The controlled and long‐term delivery of therapeutic agents including protein‐based growth factors, small molecule drugs, genes, and bioactive ions is critical to the effective and efficient treatment of many pathological conditions.1 However, the simultaneous delivery of these diverse cargoes with vastly different properties by the same vehicle remains challenging.2 Hydrogels have a unique 3D cross‐linked polymeric network encompassing a wide range of chemical compositions and bulk physical properties and have been widely used in drug delivery applications.3 However, due to the intrinsic permeability and limited network interactions with cargo molecules in hydrogels, the sustained delivery is usually achieved on macromolecules like protein‐based growth factors, and the delivery of small‐molecule drugs and bioactive ions is still a challenge.

Taken together, we have presented a self‐assembled HA‐Pam‐Mg nanocomposite hydrogel with tunable mechanical properties, excellent injectability, rapid stress relaxation, and unique bioactivities. Owing to the interaction between Mg2+ and DexP, this small molecular prodrug can be stably loaded into the hydrogels with low basal release and become activated and initiate expedited release in response to a regeneration marker, ALP. The Mg2+ released from the hydrogels can promote osteogenic differentiation of the encapsulated hMSCs and activation of ALP. Meanwhile, the elevated ALP expression and activity promoted the activation and release of Dex from the hydrogels, thereby further enhancing the osteogenesis of hMSCs. Therefore, this positive feedback circuit of drug release regulation from hydrogels can significantly enhance bone regeneration at the intended sites. Our findings demonstrated the promising potential of our HA‐Pam‐Mg nanocomposite hydrogels as carriers of therapeutic cells and drugs for bone repair by minimally invasive procedures.

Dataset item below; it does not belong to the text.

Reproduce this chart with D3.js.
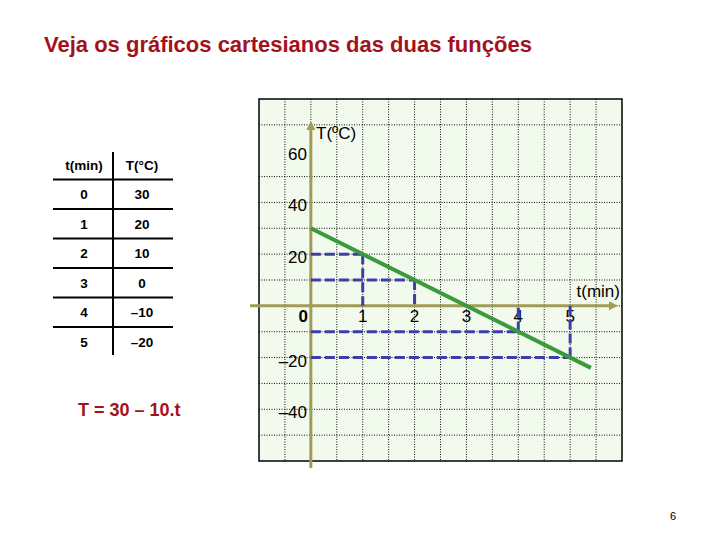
<!DOCTYPE html>
<html>
<head>
<meta charset="utf-8">
<script src="https://cdn.jsdelivr.net/npm/d3@7"></script>
<style>
  body { margin: 0; background: #fff; }
  text { font-family: Arial, "Liberation Sans", sans-serif; }
</style>
</head>
<body>
<div id="chart"></div>
<script>
// table data (tempo x temperatura)
const tempos = [0, 1, 2, 3, 4, 5];
const temps = [30, 20, 10, 0, -10, -20];
// points marked with dashed guides
const markedT = [1, 2, 4, 5];
const markedTemp = [20, 10, -10, -20];
// green line ends
const lineT = [0, 5.4];
const lineTemp = [30, -24];
// axis tick labels
const xTickVals = [0, 1, 2, 3, 4, 5];
const yTickVals = [60, 40, 20, -20, -40];
const yTickText = ["60", "40", "20", "\u201320", "\u201340"];

const W = 720, H = 540;
const svg = d3.select("#chart").append("svg")
    .attr("width", W)
    .attr("height", H);

// title
svg.append("text")
    .attr("x", 44).attr("y", 52)
    .attr("font-size", 22).attr("font-weight", "bold")
    .attr("fill", "#a3121a")
    .text("Veja os gráficos cartesianos das duas funções");

// ---------- table ----------
let rowY = d3.scaleLinear().domain([0, 6]).range([165, 342]);
let colX = [84, 142];
let tbl = svg.append("g");
tbl.append("line")
    .attr("x1", 113).attr("x2", 113)
    .attr("y1", 152).attr("y2", 355)
    .attr("stroke", "#000").attr("stroke-width", 2);
tbl.selectAll("line.h")
    .data(d3.range(6))
    .enter().append("line")
    .attr("class", "h")
    .attr("x1", 53).attr("x2", 173)
    .attr("y1", i => rowY(i) + 14.5)
    .attr("y2", i => rowY(i) + 14.5)
    .attr("stroke", "#000").attr("stroke-width", 2);

let header = ["t(min)", "T(\u00B0C)"];
tbl.selectAll("text.hd")
    .data(header)
    .enter().append("text")
    .attr("class", "hd")
    .attr("x", (d, i) => colX[i])
    .attr("y", rowY(0))
    .attr("dy", "0.35em")
    .attr("text-anchor", "middle")
    .attr("font-size", 13.5).attr("font-weight", "bold")
    .text(d => d);

let rows = tbl.selectAll("g.row")
    .data(tempos)
    .enter().append("g")
    .attr("class", "row");
rows.append("text")
    .attr("x", colX[0])
    .attr("y", (d, i) => rowY(i + 1))
    .attr("dy", "0.35em")
    .attr("text-anchor", "middle")
    .attr("font-size", 13.5).attr("font-weight", "bold")
    .text(d => d);
rows.append("text")
    .attr("x", colX[1])
    .attr("y", (d, i) => rowY(i + 1))
    .attr("dy", "0.35em")
    .attr("text-anchor", "middle")
    .attr("font-size", 13.5).attr("font-weight", "bold")
    .text((d, i) => temps[i] < 0 ? "\u2013" + Math.abs(temps[i]) : temps[i]);

// formula
svg.append("text")
    .attr("x", 78).attr("y", 416)
    .attr("font-size", 18).attr("font-weight", "bold")
    .attr("fill", "#a3121a")
    .text("T = 30 \u2013 10.t");

// ---------- graph ----------
let x = d3.scaleLinear().domain([-1, 6]).range([259, 622]);
let y = d3.scaleLinear().domain([-60, 80]).range([461, 99]);

let plot = svg.append("g");
plot.append("rect")
    .attr("x", x(-1)).attr("y", y(80))
    .attr("width", x(6) - x(-1))
    .attr("height", y(-60) - y(80))
    .attr("fill", "#f2faee");

// dotted grid
let gx = x.ticks(14).filter(v => v > -1 && v < 6);
let gy = y.ticks(14).filter(v => v > -60 && v < 80 && v !== 60);
plot.selectAll("line.gx")
    .data(gx)
    .enter().append("line")
    .attr("class", "gx")
    .attr("x1", d => x(d)).attr("x2", d => x(d))
    .attr("y1", y(80)).attr("y2", y(-60))
    .attr("stroke", "#111").attr("stroke-width", 1)
    .attr("stroke-dasharray", "1,1.5");
plot.selectAll("line.gy")
    .data(gy)
    .enter().append("line")
    .attr("class", "gy")
    .attr("x1", x(-1)).attr("x2", x(6))
    .attr("y1", d => y(d)).attr("y2", d => y(d))
    .attr("stroke", "#111").attr("stroke-width", 1)
    .attr("stroke-dasharray", "1,1.5");

plot.append("rect")
    .attr("x", x(-1)).attr("y", y(80))
    .attr("width", x(6) - x(-1))
    .attr("height", y(-60) - y(80))
    .attr("fill", "none")
    .attr("stroke", "#000").attr("stroke-width", 1.5);

// axes with arrows
const axisCol = "#a09c55";
plot.append("line")
    .attr("x1", x(0)).attr("x2", x(0))
    .attr("y1", 468).attr("y2", 128)
    .attr("stroke", axisCol).attr("stroke-width", 3);
plot.append("path")
    .attr("d", `M${x(0) - 4.5},130 L${x(0)},121 L${x(0) + 4.5},130 Z`)
    .attr("fill", axisCol);
plot.append("line")
    .attr("x1", 250).attr("x2", 611)
    .attr("y1", y(0)).attr("y2", y(0))
    .attr("stroke", axisCol).attr("stroke-width", 3);
plot.append("path")
    .attr("d", `M609,${y(0) - 4.5} L618,${y(0)} L609,${y(0) + 4.5} Z`)
    .attr("fill", axisCol);

// tick labels
plot.selectAll("text.xl")
    .data(xTickVals)
    .enter().append("text")
    .attr("class", "xl")
    .attr("x", d => d === 0 ? x(0) - 7.5 : x(d))
    .attr("y", 322)
    .attr("text-anchor", "middle")
    .attr("font-size", 17)
    .attr("font-weight", d => d === 0 ? "bold" : "normal")
    .text(d => d);
plot.selectAll("text.yl")
    .data(yTickVals)
    .enter().append("text")
    .attr("class", "yl")
    .attr("x", 307)
    .attr("y", d => y(d) + 3)
    .attr("dy", "0.35em")
    .attr("text-anchor", "end")
    .attr("font-size", 17)
    .text((d, i) => yTickText[i]);

plot.append("text")
    .attr("x", 316).attr("y", 139)
    .attr("font-size", 17)
    .text("T(\u00BAC)");
plot.append("text")
    .attr("x", 620).attr("y", 297)
    .attr("text-anchor", "end")
    .attr("font-size", 17)
    .text("t(min)");

// dashed guides
const dashCol = "#3e3ea8";
let guides = plot.selectAll("g.guide")
    .data(markedT)
    .enter().append("g")
    .attr("class", "guide");
guides.append("line")
    .attr("x1", x(0)).attr("x2", d => x(d))
    .attr("y1", (d, i) => y(markedTemp[i]))
    .attr("y2", (d, i) => y(markedTemp[i]))
    .attr("stroke", dashCol).attr("stroke-width", 3)
    .attr("stroke-dasharray", "10,4");
guides.append("line")
    .attr("x1", d => x(d)).attr("x2", d => x(d))
    .attr("y1", (d, i) => y(markedTemp[i]))
    .attr("y2", y(0))
    .attr("stroke", dashCol).attr("stroke-width", 3)
    .attr("stroke-dasharray", "10,4");

// the function line
let line = d3.line()
    .x((d, i) => x(lineT[i]))
    .y(d => y(d));
plot.append("path")
    .datum(lineTemp)
    .attr("d", line)
    .attr("fill", "none")
    .attr("stroke", "#3b9a3b")
    .attr("stroke-width", 4);

// page number
svg.append("text")
    .attr("x", 673).attr("y", 520)
    .attr("text-anchor", "middle")
    .attr("font-size", 11)
    .text("6");
</script>
</body>
</html>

Materials: Sodium hyaluronate (MW = 80 kDa) was purchased from Bloomage Freda Biopharm (China). Pamidronate disodium salt (Pam) was purchased from Dalian Meilun Biology Technology (China). Magnesium chloride hexahydrate and sodium hydroxide were obtained from Aladdin Reagent (China). Methacrylic anhydride, propidium iodide (PI), paraformaldehyde, Triton X‐100, 4′,6‐diamidino‐2‐phenylindole (DAPI), sliver nitrate, and sodium thiosulfate were ordered from Sigma‐Aldrich (USA). Deuterium oxide (D2O), N‐(3‐dimethylaminopropyl)‐N′‐ethylcarbodiimide hydrochloride (EDC), and N‐hydroxysuccinimide (NHS) were obtained from the J&K Scientific (China). All chemicals were used as received without further purification. PBS, α‐minimum essential medium (α‐MEM), penicillin/streptomycin (pen/strep), l‐glutamine, calcein AM, and fetal bovine serum (FBS) were obtained from Gibco (USA). Alkaline phosphatase was purchased from Baomanbio (China). Magnesium colorimetric assay kit and calcium colorimetric assay kit were purchased from Bio Vision (USA). BCA protein assay kit and revertAid First strand cDNA synthesis kit were obtained from Thermo (USA). Peroxidase substrate kit DAB and vectastain ABC kit were purchased from Vector Lab (USA). Human mesenchymal stem cells (hMSCs) were obtained from Lonza. The water used in all the experiments was purified by Millipore system.

The authors declare no conflict of interest.